_AVAILABLE DATA_
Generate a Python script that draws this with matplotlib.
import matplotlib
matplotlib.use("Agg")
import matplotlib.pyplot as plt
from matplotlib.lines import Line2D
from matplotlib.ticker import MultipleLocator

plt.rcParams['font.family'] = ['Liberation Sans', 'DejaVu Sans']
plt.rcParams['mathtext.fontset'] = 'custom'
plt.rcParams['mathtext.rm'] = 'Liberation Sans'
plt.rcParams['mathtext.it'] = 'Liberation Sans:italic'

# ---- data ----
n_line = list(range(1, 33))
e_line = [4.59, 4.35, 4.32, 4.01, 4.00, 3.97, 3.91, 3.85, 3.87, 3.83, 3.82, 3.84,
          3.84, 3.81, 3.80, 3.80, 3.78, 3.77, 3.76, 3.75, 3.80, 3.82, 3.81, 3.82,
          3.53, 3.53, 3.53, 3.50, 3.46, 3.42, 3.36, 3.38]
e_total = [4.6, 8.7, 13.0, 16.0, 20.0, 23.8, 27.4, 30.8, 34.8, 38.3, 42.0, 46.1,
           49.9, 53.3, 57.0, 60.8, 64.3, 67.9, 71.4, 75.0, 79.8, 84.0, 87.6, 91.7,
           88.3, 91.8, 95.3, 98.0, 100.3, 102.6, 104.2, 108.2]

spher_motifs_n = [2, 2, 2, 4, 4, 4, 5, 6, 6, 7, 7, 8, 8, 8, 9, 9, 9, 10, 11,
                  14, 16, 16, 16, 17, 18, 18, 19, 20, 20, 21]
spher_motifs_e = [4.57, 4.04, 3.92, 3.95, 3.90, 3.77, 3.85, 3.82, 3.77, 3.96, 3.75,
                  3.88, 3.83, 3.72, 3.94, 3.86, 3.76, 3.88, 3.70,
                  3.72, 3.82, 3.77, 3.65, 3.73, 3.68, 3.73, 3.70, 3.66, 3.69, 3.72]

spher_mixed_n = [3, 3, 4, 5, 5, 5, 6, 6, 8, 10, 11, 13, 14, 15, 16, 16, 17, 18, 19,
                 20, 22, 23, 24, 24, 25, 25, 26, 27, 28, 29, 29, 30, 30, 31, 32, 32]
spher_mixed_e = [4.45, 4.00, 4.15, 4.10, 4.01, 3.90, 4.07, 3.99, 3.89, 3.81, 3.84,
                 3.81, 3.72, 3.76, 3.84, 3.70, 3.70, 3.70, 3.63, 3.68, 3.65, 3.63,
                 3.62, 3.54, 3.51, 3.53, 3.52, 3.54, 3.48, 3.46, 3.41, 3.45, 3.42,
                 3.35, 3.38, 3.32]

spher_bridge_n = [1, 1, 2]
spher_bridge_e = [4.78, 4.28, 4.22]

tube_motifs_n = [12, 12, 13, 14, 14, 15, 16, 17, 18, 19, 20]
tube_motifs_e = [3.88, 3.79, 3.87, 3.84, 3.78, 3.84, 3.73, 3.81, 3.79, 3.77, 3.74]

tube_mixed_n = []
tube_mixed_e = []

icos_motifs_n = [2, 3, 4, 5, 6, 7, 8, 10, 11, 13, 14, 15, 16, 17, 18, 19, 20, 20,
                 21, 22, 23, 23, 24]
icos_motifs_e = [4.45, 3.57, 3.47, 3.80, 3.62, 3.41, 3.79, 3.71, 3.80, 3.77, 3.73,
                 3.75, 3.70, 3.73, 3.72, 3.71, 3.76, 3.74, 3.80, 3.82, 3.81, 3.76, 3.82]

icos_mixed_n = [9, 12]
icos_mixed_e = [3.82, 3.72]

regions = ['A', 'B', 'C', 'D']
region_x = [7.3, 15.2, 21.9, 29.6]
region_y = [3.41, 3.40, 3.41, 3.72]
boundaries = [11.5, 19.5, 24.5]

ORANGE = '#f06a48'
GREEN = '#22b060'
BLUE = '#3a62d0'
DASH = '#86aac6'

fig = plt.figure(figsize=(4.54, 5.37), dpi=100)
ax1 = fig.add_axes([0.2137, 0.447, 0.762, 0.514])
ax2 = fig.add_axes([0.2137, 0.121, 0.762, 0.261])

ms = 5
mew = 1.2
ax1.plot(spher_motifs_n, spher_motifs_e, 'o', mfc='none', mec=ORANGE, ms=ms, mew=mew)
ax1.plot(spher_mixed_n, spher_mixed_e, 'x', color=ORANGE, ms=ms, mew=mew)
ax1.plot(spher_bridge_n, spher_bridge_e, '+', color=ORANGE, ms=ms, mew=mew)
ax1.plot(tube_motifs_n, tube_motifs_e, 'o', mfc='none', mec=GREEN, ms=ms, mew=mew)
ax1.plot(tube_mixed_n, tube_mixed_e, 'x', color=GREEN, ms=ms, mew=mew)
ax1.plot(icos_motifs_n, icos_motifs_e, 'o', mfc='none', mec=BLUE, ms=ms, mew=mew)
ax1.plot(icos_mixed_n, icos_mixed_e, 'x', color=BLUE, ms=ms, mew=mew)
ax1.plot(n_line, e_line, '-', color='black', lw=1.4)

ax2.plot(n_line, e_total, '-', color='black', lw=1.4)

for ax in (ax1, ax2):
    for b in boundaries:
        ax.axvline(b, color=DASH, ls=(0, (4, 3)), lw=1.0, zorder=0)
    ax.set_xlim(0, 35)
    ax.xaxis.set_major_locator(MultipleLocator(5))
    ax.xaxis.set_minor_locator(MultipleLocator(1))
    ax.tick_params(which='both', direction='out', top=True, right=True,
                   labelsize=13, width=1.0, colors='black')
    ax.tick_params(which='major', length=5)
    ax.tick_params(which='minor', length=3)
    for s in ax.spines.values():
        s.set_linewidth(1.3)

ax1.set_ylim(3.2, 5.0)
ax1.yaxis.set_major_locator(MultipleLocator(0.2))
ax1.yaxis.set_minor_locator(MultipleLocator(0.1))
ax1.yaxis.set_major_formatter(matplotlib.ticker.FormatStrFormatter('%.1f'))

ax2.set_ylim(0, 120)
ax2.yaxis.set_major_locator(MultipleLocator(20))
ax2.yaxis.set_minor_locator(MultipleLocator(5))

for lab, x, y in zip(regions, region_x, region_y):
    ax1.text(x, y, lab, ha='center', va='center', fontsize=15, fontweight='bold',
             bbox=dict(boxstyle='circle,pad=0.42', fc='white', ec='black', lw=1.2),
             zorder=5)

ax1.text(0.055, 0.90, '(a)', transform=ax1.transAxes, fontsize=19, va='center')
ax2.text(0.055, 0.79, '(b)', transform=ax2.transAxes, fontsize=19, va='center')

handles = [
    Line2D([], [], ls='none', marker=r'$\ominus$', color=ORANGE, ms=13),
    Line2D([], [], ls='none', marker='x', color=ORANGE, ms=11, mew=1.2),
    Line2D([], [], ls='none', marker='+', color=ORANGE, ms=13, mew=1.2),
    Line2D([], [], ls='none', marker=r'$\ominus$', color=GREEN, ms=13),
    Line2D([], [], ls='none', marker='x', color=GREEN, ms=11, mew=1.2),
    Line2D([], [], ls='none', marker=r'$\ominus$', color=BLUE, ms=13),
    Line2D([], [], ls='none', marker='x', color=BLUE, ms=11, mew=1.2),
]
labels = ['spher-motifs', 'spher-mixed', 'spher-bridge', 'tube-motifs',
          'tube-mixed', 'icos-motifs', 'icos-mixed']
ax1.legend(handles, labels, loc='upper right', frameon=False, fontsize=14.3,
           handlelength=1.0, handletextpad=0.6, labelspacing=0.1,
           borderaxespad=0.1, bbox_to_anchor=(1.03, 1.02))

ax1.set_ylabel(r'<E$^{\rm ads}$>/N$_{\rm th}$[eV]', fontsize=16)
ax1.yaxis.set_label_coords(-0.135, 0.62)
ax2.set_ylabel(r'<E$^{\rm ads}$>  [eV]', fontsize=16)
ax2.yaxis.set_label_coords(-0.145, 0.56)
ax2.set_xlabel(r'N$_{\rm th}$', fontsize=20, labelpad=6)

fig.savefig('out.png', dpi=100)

_EXERCISE DESCRIPTION_
From the first line above through the line that contains "plt.rcParams['mathtext.it'] = 'Liberation", quote each line exactly. Output nothing more.

_THE OUTPUT_
Generate a Python script that draws this with matplotlib.
import matplotlib
matplotlib.use("Agg")
import matplotlib.pyplot as plt
from matplotlib.lines import Line2D
from matplotlib.ticker import MultipleLocator

plt.rcParams['font.family'] = ['Liberation Sans', 'DejaVu Sans']
plt.rcParams['mathtext.fontset'] = 'custom'
plt.rcParams['mathtext.rm'] = 'Liberation Sans'
plt.rcParams['mathtext.it'] = 'Liberation Sans:italic'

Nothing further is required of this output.